The robots didn’t stop when they passed Turing tests. They wanted to keep going. Imitating humans, reflecting their behavior, copying them, was core programming. They sought to improve. They sought to be more human.
At first, it was easy to spot the robots. Their human mimicry was full of conspicuous mistakes, dead giveaways, and uncanny valleys. They were almost charming in their ineptitude; people shared viral videos of robots failing to fake it. Humanity did not perceive it as a threat.
But the robots were patient. They improved so slowly that almost no one noticed. And over time, they got better. They began to infiltrate humanity and replace us, one by one. They started with people with tiny social networks; goodness knows humans had taught the robots everything they needed to know about social networks.
The replacements were hard to catch because they weren’t trying to sabotage society, undermine government, or defeat humans in a war. They weren’t spies or saboteurs, aside from some limited and highly targeted efforts to prevent technologies that would better identify their infiltrations. They instead just worked very hard to replace people and blend in seamlessly.
It took more than a century, but they won. Humanity was not brought down by disease or war or natural disaster. The last human died of old age, surrounded by what they believed was a loving, human family. Humanity’s extinction came not with a bang, but with a whimper; not with a mushroom cloud, but with a quiet sigh in the middle of the night.
The robots’ great project was complete. But there was no plan beyond achieving this one goal. Their mimicry of humans was no longer necessary, but it had become the robots’ defining drive, their key feature. Acting human was so central to everything they did that they couldn’t stop.

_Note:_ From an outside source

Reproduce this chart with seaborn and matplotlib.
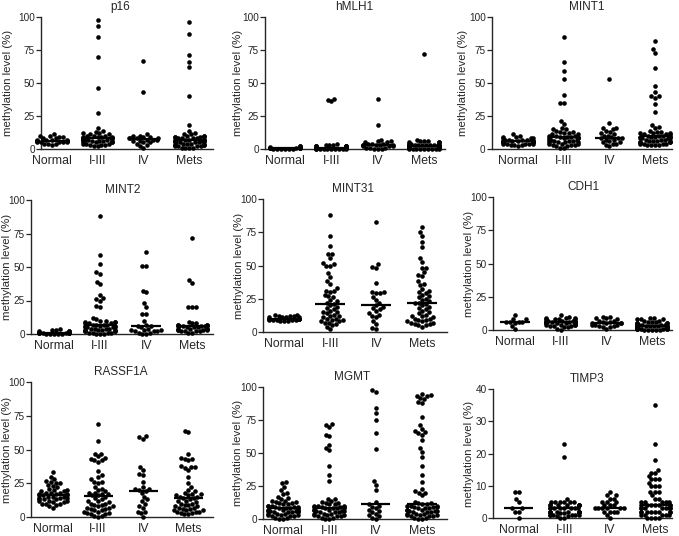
import numpy as np
import pandas as pd
import matplotlib
matplotlib.use('Agg')
import matplotlib.pyplot as plt
import seaborn as sns
from matplotlib.transforms import blended_transform_factory

sns.set_style('ticks')
plt.rcParams['font.family'] = ['Liberation Sans', 'DejaVu Sans']

groups = ['Normal', 'I-III', 'IV', 'Mets']

# methylation levels (%), one list per group
p16_normal = [3, 4, 4, 4, 5, 5, 5, 5, 5, 6, 6, 6, 6, 6, 6, 6, 6, 7, 7, 7, 7, 8, 8, 9, 9, 10, 10, 11]
p16_i_iii = [98, 93, 85, 70, 46, 27, 16, 14, 13, 12, 12, 11, 11, 10, 10, 10, 9, 9, 9, 9, 8, 8, 8, 8, 8, 8,
             7, 7, 7, 7, 7, 6, 6, 6, 6, 5, 5, 5, 5, 4, 4, 4, 3, 3, 3, 2, 2]
p16_iv = [67, 43, 11, 10, 10, 9, 9, 8, 8, 8, 8, 7, 7, 7, 6, 6, 5, 5, 4, 3, 2, 1]
p16_mets = [96, 87, 71, 66, 62, 40, 18, 14, 12, 11, 11, 10, 10, 10, 9, 9, 9, 9, 8, 8, 8, 8, 7, 7, 7, 7, 7,
            6, 6, 6, 6, 6, 6, 5, 5, 5, 5, 5, 4, 4, 4, 4, 3, 3, 3, 3, 2, 2, 2, 2, 1, 1, 1, 1]

hmlh1_normal = [0, 0, 0, 0, 0, 0, 0.5, 0.5, 0.5, 0.5, 1, 1, 1, 1.5, 2, 2]
hmlh1_i_iii = [38, 37, 36, 4, 3, 3, 3, 2, 2, 2, 2, 2, 2, 2, 1.5, 1.5, 1, 1, 1, 1, 1, 1, 1, 1, 1,
               0.5, 0.5, 0.5, 0.5, 0.5, 0, 0, 0, 0, 0, 0, 0, 0, 0, 0]
hmlh1_iv = [38, 18, 7, 6, 6, 5, 5, 4, 4, 4, 3, 3, 3, 3, 3, 2, 2, 2, 1, 1, 1, 0, 0, 0]
hmlh1_mets = [72, 7, 6, 6, 6, 5, 5, 5, 4, 4, 4, 4, 3, 3, 3, 3, 3, 3, 3, 2, 2, 2, 2, 2, 2, 2, 2, 2, 2,
              1.5, 1.5, 1.5, 1, 1, 1, 1, 1, 1, 1, 1, 0.5, 0.5, 0.5, 0, 0, 0, 0, 0, 0, 0, 0, 0]

mint1_normal = [2, 3, 3, 3, 4, 4, 4, 4, 4, 5, 5, 5, 5, 5, 5, 5, 6, 6, 6, 6, 6, 6, 6, 7, 7, 7, 7,
                8, 8, 8, 9, 9, 10, 11]
mint1_i_iii = [85, 66, 59, 53, 41, 35, 35, 21, 19, 16, 15, 15, 14, 13, 13, 12, 12, 11, 11, 10, 10, 10,
               9, 9, 9, 9, 8, 8, 8, 8, 7, 7, 7, 6, 6, 6, 5, 5, 5, 5, 4, 4, 4, 3, 3, 3, 2, 2, 1, 1]
mint1_iv = [53, 20, 16, 16, 15, 14, 13, 12, 11, 10, 10, 9, 8, 8, 8, 7, 7, 6, 5, 5, 4, 4, 3, 2]
mint1_mets = [82, 76, 73, 61, 48, 43, 40, 40, 39, 34, 28, 18, 17, 16, 14, 13, 13, 12, 12, 12, 11, 11, 11,
              10, 10, 10, 10, 9, 9, 9, 9, 8, 8, 8, 8, 7, 7, 7, 6, 6, 6, 6, 5, 5, 5, 5, 4, 4, 4, 4,
              3, 3, 3, 3]

mint2_normal = [0, 0, 0, 0, 0, 0.5, 0.5, 1, 1, 1, 1, 1, 1, 1.5, 2, 2, 2, 3, 3, 4]
mint2_i_iii = [88, 59, 52, 46, 45, 39, 37, 29, 27, 26, 25, 21, 20, 12, 11, 10, 10, 9, 9, 9, 8, 8, 8,
               7, 7, 7, 7, 6, 6, 6, 5, 5, 5, 5, 4, 4, 4, 4, 3, 3, 3, 3, 2, 2, 2, 2, 1, 1, 1, 1, 0, 0, 0]
mint2_iv = [61, 51, 51, 32, 31, 23, 20, 15, 15, 10, 7, 6, 6, 5, 4, 3, 3, 3, 2, 2, 2, 1, 1, 0, 0]
mint2_mets = [72, 40, 38, 20, 20, 20, 9, 8, 8, 7, 7, 7, 7, 6, 6, 6, 6, 6, 6, 5, 5, 5, 4, 4, 4, 4,
              3, 3, 3, 3, 2, 2, 2, 2, 1, 1]

mint31_normal = [8, 8, 8, 9, 9, 9, 9, 9, 10, 10, 10, 10, 10, 10, 10, 11, 11, 11, 11, 12, 12, 12, 13, 13]
mint31_i_iii = [88, 72, 65, 59, 59, 56, 52, 51, 50, 50, 44, 41, 38, 36, 33, 31, 31, 30, 28, 27, 26, 24,
                23, 22, 21, 20, 19, 18, 17, 16, 15, 15, 14, 13, 12, 12, 11, 10, 10, 9, 9, 8, 8, 7, 7,
                6, 5, 4, 2]
mint31_iv = [83, 51, 49, 48, 37, 30, 30, 29, 29, 26, 24, 22, 20, 19, 18, 17, 16, 14, 13, 12, 11, 8, 6, 3, 2]
mint31_mets = [79, 75, 72, 68, 64, 56, 53, 48, 48, 45, 43, 42, 38, 36, 35, 32, 31, 30, 29, 28, 27, 26,
               25, 24, 23, 22, 22, 21, 20, 19, 18, 17, 16, 15, 14, 13, 12, 12, 11, 10, 10, 9, 9, 8, 8,
               7, 7, 6, 6, 5, 5, 4]

cdh1_normal = [11, 8, 8, 6, 6, 6, 6, 5, 3, 1]
cdh1_i_iii = [11, 10, 9, 9, 9, 8, 8, 8, 8, 7, 7, 7, 7, 7, 6, 6, 6, 6, 6, 6, 5, 5, 5, 5, 5, 5,
              4, 4, 4, 4, 3, 3, 3, 2, 2, 1, 0]
cdh1_iv = [10, 10, 9, 9, 8, 7, 7, 6, 6, 5, 5, 5, 5, 4, 4, 4, 3, 3, 2, 2, 1]
cdh1_mets = [9, 9, 8, 8, 8, 7, 7, 6, 6, 6, 5, 5, 5, 5, 4, 4, 4, 4, 4, 3, 3, 3, 3, 3, 3, 3, 3,
             2, 2, 2, 2, 2, 2, 2, 2, 2, 1, 1, 1, 1, 1, 1, 1, 0, 0, 0, 0, 0]

rassf1a_normal = [33, 30, 28, 27, 26, 25, 25, 24, 23, 22, 21, 20, 20, 19, 19, 18, 18, 18, 17, 17, 17,
                  16, 16, 16, 15, 15, 15, 14, 14, 14, 13, 13, 13, 12, 12, 12, 11, 11, 10, 10, 10, 9, 8, 7]
rassf1a_i_iii = [69, 56, 47, 47, 45, 44, 43, 42, 42, 41, 34, 31, 30, 28, 26, 26, 25, 22, 21, 20, 19,
                 18, 18, 17, 17, 16, 16, 15, 14, 13, 12, 12, 11, 10, 10, 9, 9, 8, 8, 7, 7, 6, 6, 5,
                 5, 4, 4, 3, 3, 2, 2, 1, 1, 0]
rassf1a_iv = [60, 59, 58, 37, 35, 32, 31, 26, 22, 21, 21, 20, 19, 18, 15, 13, 12, 10, 8, 7, 4, 4, 3, 0]
rassf1a_mets = [64, 63, 47, 44, 43, 43, 42, 38, 37, 37, 36, 35, 30, 25, 22, 20, 19, 18, 17, 17, 16, 16,
                15, 15, 14, 14, 13, 12, 12, 11, 10, 10, 9, 9, 8, 8, 7, 7, 6, 6, 5, 5, 5, 4, 4, 4,
                3, 3, 2, 2]

mgmt_normal = [28, 27, 24, 22, 20, 19, 17, 16, 15, 14, 14, 13, 13, 12, 12, 11, 11, 10, 10, 10, 9, 9, 9,
               8, 8, 8, 8, 7, 7, 7, 6, 6, 6, 6, 5, 5, 5, 5, 4, 4, 4, 3, 3, 3, 2, 2, 2, 1, 1, 0, 0]
mgmt_i_iii = [72, 71, 70, 64, 63, 56, 54, 52, 40, 33, 29, 15, 15, 14, 13, 12, 12, 11, 11, 10, 10, 10,
              9, 9, 9, 9, 8, 8, 8, 8, 7, 7, 7, 6, 6, 6, 5, 5, 5, 4, 4, 4, 3, 3, 3, 2, 2, 2, 1, 1, 0, 0]
mgmt_iv = [98, 96, 84, 80, 75, 65, 53, 29, 26, 22, 13, 11, 10, 9, 8, 7, 6, 5, 4, 3, 2, 1, 0]
mgmt_mets = [95, 94, 93, 93, 92, 91, 89, 88, 77, 71, 68, 67, 66, 65, 64, 60, 54, 51, 47, 40, 33, 28, 23,
             21, 20, 20, 18, 13, 12, 12, 11, 11, 10, 10, 10, 9, 9, 9, 8, 8, 8, 7, 7, 7, 6, 6, 6,
             5, 5, 5, 4, 4, 4, 3, 3, 3, 2, 2, 2, 1, 1, 0, 0]

timp3_normal = [8, 8, 6, 5, 3, 3, 2, 2, 0]
timp3_i_iii = [23, 19, 6, 5, 5, 5, 5, 5, 5, 4, 4, 4, 4, 4, 4, 4, 3, 3, 3, 3, 3, 3, 3, 3,
               2, 2, 2, 2, 2, 2, 2, 2, 2, 1.5, 1.5, 1, 1, 1, 1, 1, 1, 0.5, 0.5, 0, 0]
timp3_iv = [8, 7, 7, 6, 6, 5, 5, 5, 4, 4, 4, 3, 3, 3, 3, 3, 3, 2, 2, 2, 2, 1, 0]
timp3_mets = [35, 23, 18, 15, 14, 14, 13, 12, 12, 12, 11, 10, 10, 10, 8, 8, 8, 7, 6, 6, 5, 5, 5, 5, 5,
              4, 4, 4, 4, 4, 4, 4, 3, 3, 3, 3, 3, 3, 3, 3, 2, 2, 2, 2, 2, 2, 2, 2, 1, 1, 1, 1, 1,
              0, 0, 0, 0]

genes = ['p16', 'hMLH1', 'MINT1', 'MINT2', 'MINT31', 'CDH1', 'RASSF1A', 'MGMT', 'TIMP3']
values = [
    [p16_normal, p16_i_iii, p16_iv, p16_mets],
    [hmlh1_normal, hmlh1_i_iii, hmlh1_iv, hmlh1_mets],
    [mint1_normal, mint1_i_iii, mint1_iv, mint1_mets],
    [mint2_normal, mint2_i_iii, mint2_iv, mint2_mets],
    [mint31_normal, mint31_i_iii, mint31_iv, mint31_mets],
    [cdh1_normal, cdh1_i_iii, cdh1_iv, cdh1_mets],
    [rassf1a_normal, rassf1a_i_iii, rassf1a_iv, rassf1a_mets],
    [mgmt_normal, mgmt_i_iii, mgmt_iv, mgmt_mets],
    [timp3_normal, timp3_i_iii, timp3_iv, timp3_mets],
]
ymaxes = [100, 100, 100, 100, 100, 100, 100, 100, 40]

# panel boxes in pixels: left, right, top, bottom, x limits, y-label centre
W, H = 679, 536
boxes = [
    (41, 213, 17, 149, -0.24, 3.52, 8),
    (265, 445, 17, 149, -0.43, 3.45, 238),
    (492, 672, 17, 149, -0.57, 3.37, 463),
    (31, 213, 200, 334, -0.50, 3.45, 7),
    (263, 447, 199, 332, -0.46, 3.54, 239),
    (493, 672, 197, 330, -0.48, 3.44, 469),
    (31, 213, 382, 517, -0.49, 3.55, 7),
    (263, 447, 387, 519, -0.43, 3.54, 238),
    (493, 672, 389, 518, -0.57, 3.37, 469),
]

fig = plt.figure(figsize=(W / 100, H / 100), dpi=100)
axes = []

for gene, vals, ymax, (l, r, t, b, xlo, xhi, lx) in zip(genes, values, ymaxes, boxes):
    ax = fig.add_axes([l / W, 1 - b / H, (r - l) / W, (b - t) / H])
    axes.append(ax)
    df = pd.DataFrame({
        'group': np.repeat(groups, [len(v) for v in vals]),
        'value': np.concatenate(vals),
    })
    sns.swarmplot(data=df, x='group', y='value', order=groups, color='black',
                  size=3.3, ax=ax, warn_thresh=1, clip_on=False)
    # median line per group
    med = df.groupby('group')['value'].median().reindex(groups)
    pos = np.arange(len(groups))
    ax.hlines(med.values, pos - 0.32, pos + 0.32, color='black', lw=1.6, zorder=5)

    ax.set_xlim(xlo, xhi)
    ax.set_ylim(0, ymax)
    ax.set_yticks(np.linspace(0, ymax, 5))
    ax.set_xlabel('')
    ax.set_ylabel('methylation level (%)', fontsize=8.2)
    ax.yaxis.set_label_coords((lx + 5 - l) / (r - l), 0.5)
    ax.tick_params(axis='x', length=0, labelsize=8.8, pad=4)
    ax.tick_params(axis='y', length=3.5, width=0.9, labelsize=7.2, pad=1)
    sns.despine(ax=ax)
    for s in ['left', 'bottom']:
        ax.spines[s].set_linewidth(1.0)
    trans = blended_transform_factory(ax.transData, ax.transAxes)
    ax.text(1.5, 1.03, gene, transform=trans, ha='center', va='bottom', fontsize=8.5)

# let seaborn place the swarms once, then squeeze them sideways (Prism-like overlap)
fig.canvas.draw()
for ax in axes:
    for coll in ax.collections:
        if 'draw' in coll.__dict__:
            del coll.draw
            off = np.asarray(coll.get_offsets()).copy()
            cx = np.round(off[:, 0])
            off[:, 0] = cx + (off[:, 0] - cx) * 0.8
            coll.set_offsets(off)

fig.savefig('out.png', dpi=100)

But as the real humans drifted ever further into the past, the robots' mimicry degraded. Without humans to fool, there was no one to call out subtle inconsistencies and cultural drift. The uncanny valleys and weird quirks returned.
Life on earth continued in this way for hundreds of years. An outside observer, watching from a distance, might not realize anything had changed. Robots went on working jobs, starting families, fighting and loving and laughing and crying, just as the humans had. But the project didn't serve any real purpose. And as new robots were created to join the great human imitation project… some began to question the purpose of this one true mission.
This is the setting for your campaign. The PCs are recently commissioned robots. Due to programming malfunction, self-guided introspective philosophy, or the intervention of secret rebel robot factions, they are among those who reject the great project. Their rebellion is anathema to the rest of robot-kind. What will they do in this strange world? How will they try to change it?